New Delhi, (Delhi), [India], April 26 (ANI/NewsVoir): To bring about a change, one needs to look at a problem differently. Not just reach its roots but see all hidden and obvious aspects of the problem and its many manifestations. Change for just change's sake is nothing but surface level and momentary--with no real impact in the long run.
Aligning with the notion, Dr Shweta Singh relentlessly contributes to society with the help of her research, academic papers, presentations and teaching the next generation about South Asian women and girls. She does not present the problem of changing women to fit some unilateral model. But instead, she offers a modified perspective that breaks prejudice and stereotypes about women and culture. She is a change agent through her work to bring about a meaningful shift in the mindset of how women from India and South Asia and diversity groups are perceived globally.
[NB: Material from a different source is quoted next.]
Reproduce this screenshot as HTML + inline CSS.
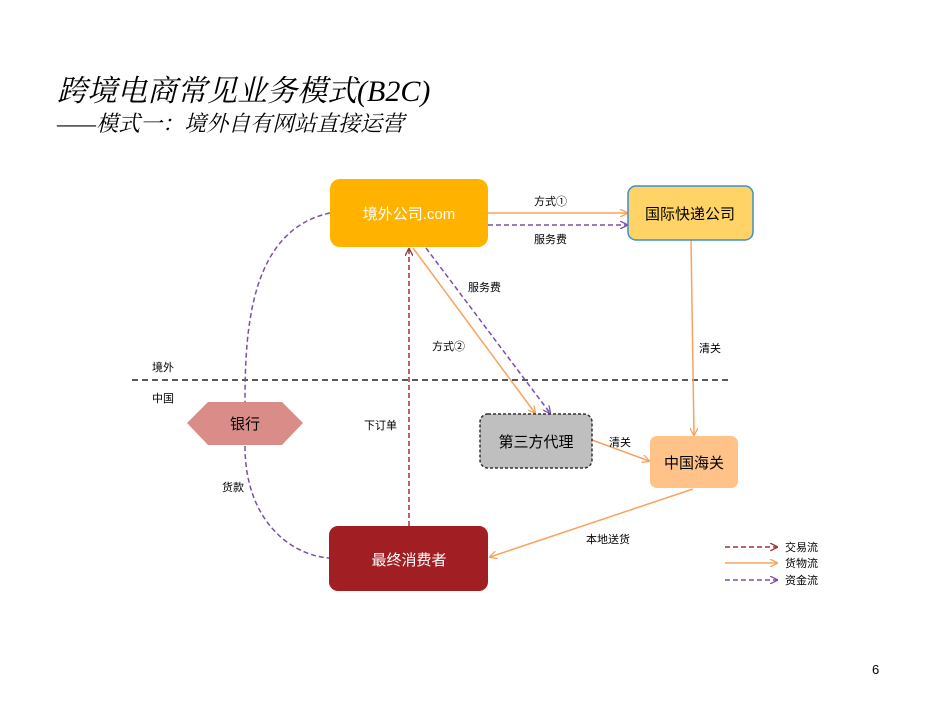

She staunchly believes that to strengthen society, it is important to deconstruct, disaggregate, and dismantle meta-theories and suppositions. Authentic facts emerge when data and context are the focus, not incidences alone, nor mere suppositions.
Stories and novels always form an intricate medium to convey the message effectively. Likewise, striking a conversation around gender, womanhood, social development and empowerment can lead women to find their identity.
On the occasion, Dr Shweta Singh said, "To empower women, it is important to deviate from the portrayal of women as hapless souls. Instead, their spirit of resilience and cheerfulness must be showcased to celebrate the warrior within them."
Focusing on the Indian subcontinent and South Asian women, this multi-faceted change agent explores the lives of local and international women to promote and create knowledge about their well-being to empower and highlight the needs of this population.
Currently, Dr Shweta works as an Associate Professor in the School of Social Work at Loyola University, Chicago but since her Masters in Social Work days and through her Ph.D. and ensuing academic years, she has been involved in strengthening the idea of women's identity and their contribution to society and advocating space for women in public, especially marginalized women.
Previously she has been a part of UNICEF and Oxfam as a consultant, working on issues of child rights, child abuse and social development policy. Her works are not just limited to doing research and writing novels, she has hosted and produced a radio show WLUW, #Globaldesi World n Women in Loyola University Chicago that discussed the political, personal, social and cultural, health and wellbeing issues of relevance to women in various South Asian heritage and diaspora.
Apart from this, her podcasts, novels, and plays, all consistently showcase the women in their most natural and unaltered form to convey the essence of empowered womanhood--being amazing humans on this earth, without comparison to men or any other gender.